PROBLEM DESCRIPTION: Emit the data below verbatim, stripping out any pictures.

* START DATASET CONTENT *

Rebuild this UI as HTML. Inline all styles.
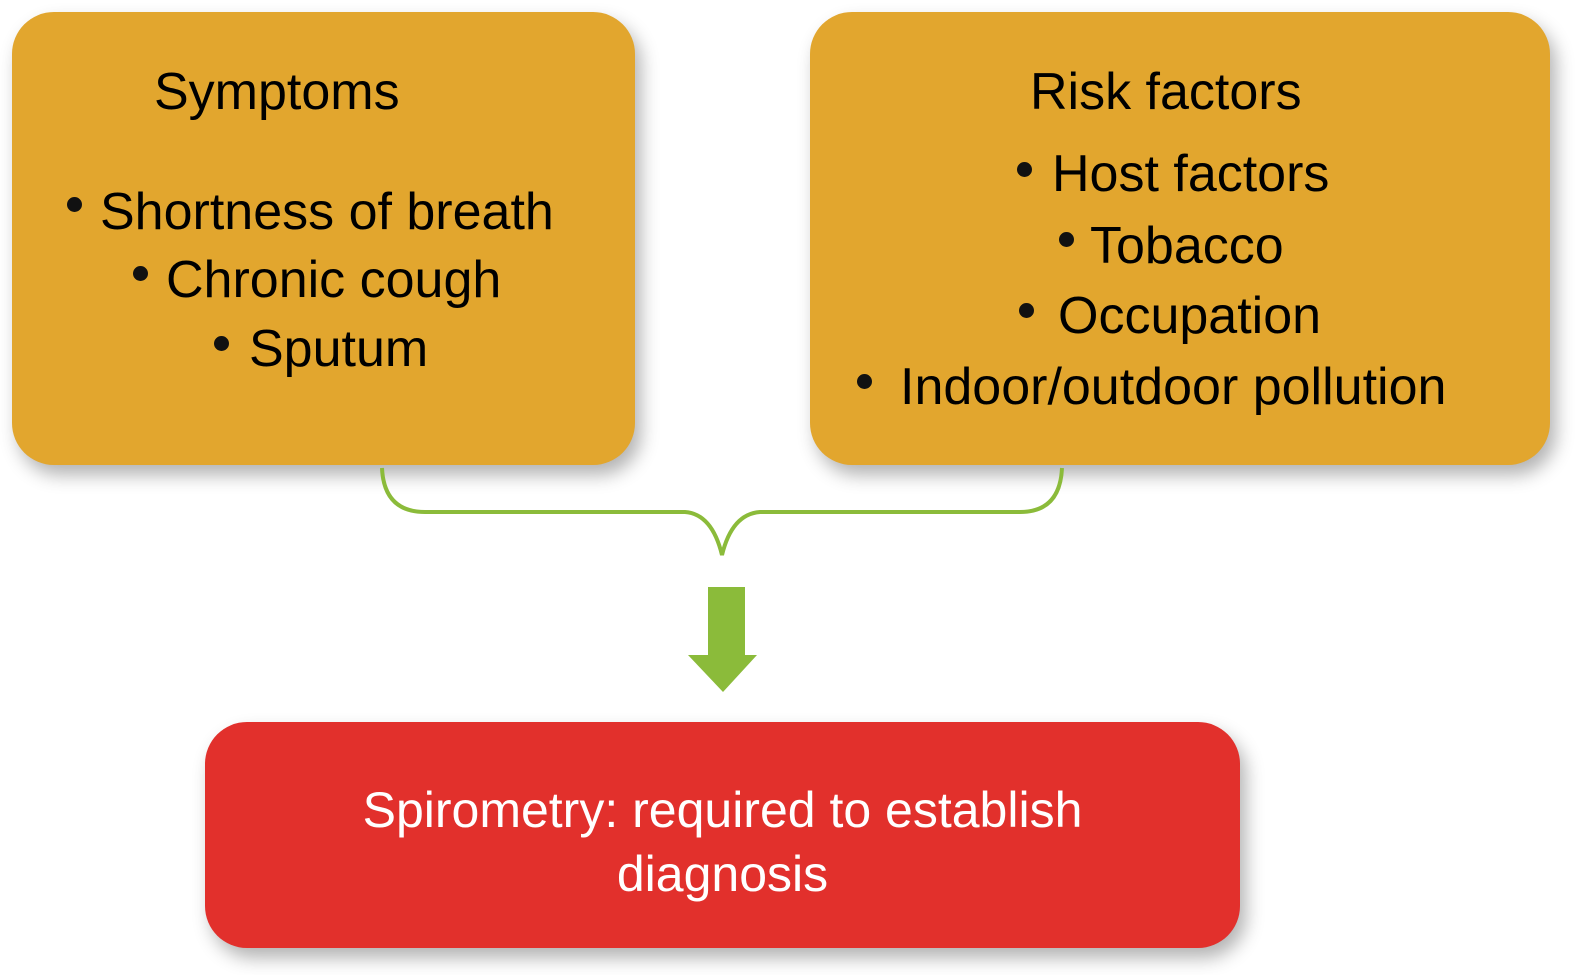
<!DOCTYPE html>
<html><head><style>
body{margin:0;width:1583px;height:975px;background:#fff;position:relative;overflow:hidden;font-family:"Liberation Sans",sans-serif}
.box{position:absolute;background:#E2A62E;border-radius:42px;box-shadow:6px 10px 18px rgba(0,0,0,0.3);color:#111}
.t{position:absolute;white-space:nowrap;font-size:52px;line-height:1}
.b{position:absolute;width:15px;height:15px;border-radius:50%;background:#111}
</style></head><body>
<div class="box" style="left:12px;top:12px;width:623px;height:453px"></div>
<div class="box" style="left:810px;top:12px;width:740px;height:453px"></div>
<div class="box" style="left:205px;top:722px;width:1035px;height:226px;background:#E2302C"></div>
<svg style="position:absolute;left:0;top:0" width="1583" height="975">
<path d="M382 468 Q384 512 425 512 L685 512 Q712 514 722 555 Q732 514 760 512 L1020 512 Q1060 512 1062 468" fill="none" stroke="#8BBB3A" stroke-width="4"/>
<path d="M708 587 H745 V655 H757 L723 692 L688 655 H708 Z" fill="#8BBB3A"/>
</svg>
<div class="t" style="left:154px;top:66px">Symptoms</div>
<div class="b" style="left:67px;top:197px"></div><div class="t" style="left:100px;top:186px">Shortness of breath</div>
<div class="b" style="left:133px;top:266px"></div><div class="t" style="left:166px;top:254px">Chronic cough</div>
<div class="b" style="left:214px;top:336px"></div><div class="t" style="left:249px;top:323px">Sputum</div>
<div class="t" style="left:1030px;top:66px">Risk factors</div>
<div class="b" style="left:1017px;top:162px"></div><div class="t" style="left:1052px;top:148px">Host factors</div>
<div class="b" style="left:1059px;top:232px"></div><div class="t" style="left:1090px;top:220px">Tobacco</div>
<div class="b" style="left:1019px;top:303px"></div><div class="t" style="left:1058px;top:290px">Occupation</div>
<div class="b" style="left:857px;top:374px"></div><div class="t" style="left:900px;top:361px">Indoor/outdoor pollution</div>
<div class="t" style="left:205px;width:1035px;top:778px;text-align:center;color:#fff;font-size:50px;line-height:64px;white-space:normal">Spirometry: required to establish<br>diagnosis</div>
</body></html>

* END DATASET CONTENT *

FULL ANSWER:
Rebuild this UI as HTML. Inline all styles.
<!DOCTYPE html>
<html><head><style>
body{margin:0;width:1583px;height:975px;background:#fff;position:relative;overflow:hidden;font-family:"Liberation Sans",sans-serif}
.box{position:absolute;background:#E2A62E;border-radius:42px;box-shadow:6px 10px 18px rgba(0,0,0,0.3);color:#111}
.t{position:absolute;white-space:nowrap;font-size:52px;line-height:1}
.b{position:absolute;width:15px;height:15px;border-radius:50%;background:#111}
</style></head><body>
<div class="box" style="left:12px;top:12px;width:623px;height:453px"></div>
<div class="box" style="left:810px;top:12px;width:740px;height:453px"></div>
<div class="box" style="left:205px;top:722px;width:1035px;height:226px;background:#E2302C"></div>
<svg style="position:absolute;left:0;top:0" width="1583" height="975">
<path d="M382 468 Q384 512 425 512 L685 512 Q712 514 722 555 Q732 514 760 512 L1020 512 Q1060 512 1062 468" fill="none" stroke="#8BBB3A" stroke-width="4"/>
<path d="M708 587 H745 V655 H757 L723 692 L688 655 H708 Z" fill="#8BBB3A"/>
</svg>
<div class="t" style="left:154px;top:66px">Symptoms</div>
<div class="b" style="left:67px;top:197px"></div><div class="t" style="left:100px;top:186px">Shortness of breath</div>
<div class="b" style="left:133px;top:266px"></div><div class="t" style="left:166px;top:254px">Chronic cough</div>
<div class="b" style="left:214px;top:336px"></div><div class="t" style="left:249px;top:323px">Sputum</div>
<div class="t" style="left:1030px;top:66px">Risk factors</div>
<div class="b" style="left:1017px;top:162px"></div><div class="t" style="left:1052px;top:148px">Host factors</div>
<div class="b" style="left:1059px;top:232px"></div><div class="t" style="left:1090px;top:220px">Tobacco</div>
<div class="b" style="left:1019px;top:303px"></div><div class="t" style="left:1058px;top:290px">Occupation</div>
<div class="b" style="left:857px;top:374px"></div><div class="t" style="left:900px;top:361px">Indoor/outdoor pollution</div>
<div class="t" style="left:205px;width:1035px;top:778px;text-align:center;color:#fff;font-size:50px;line-height:64px;white-space:normal">Spirometry: required to establish<br>diagnosis</div>
</body></html>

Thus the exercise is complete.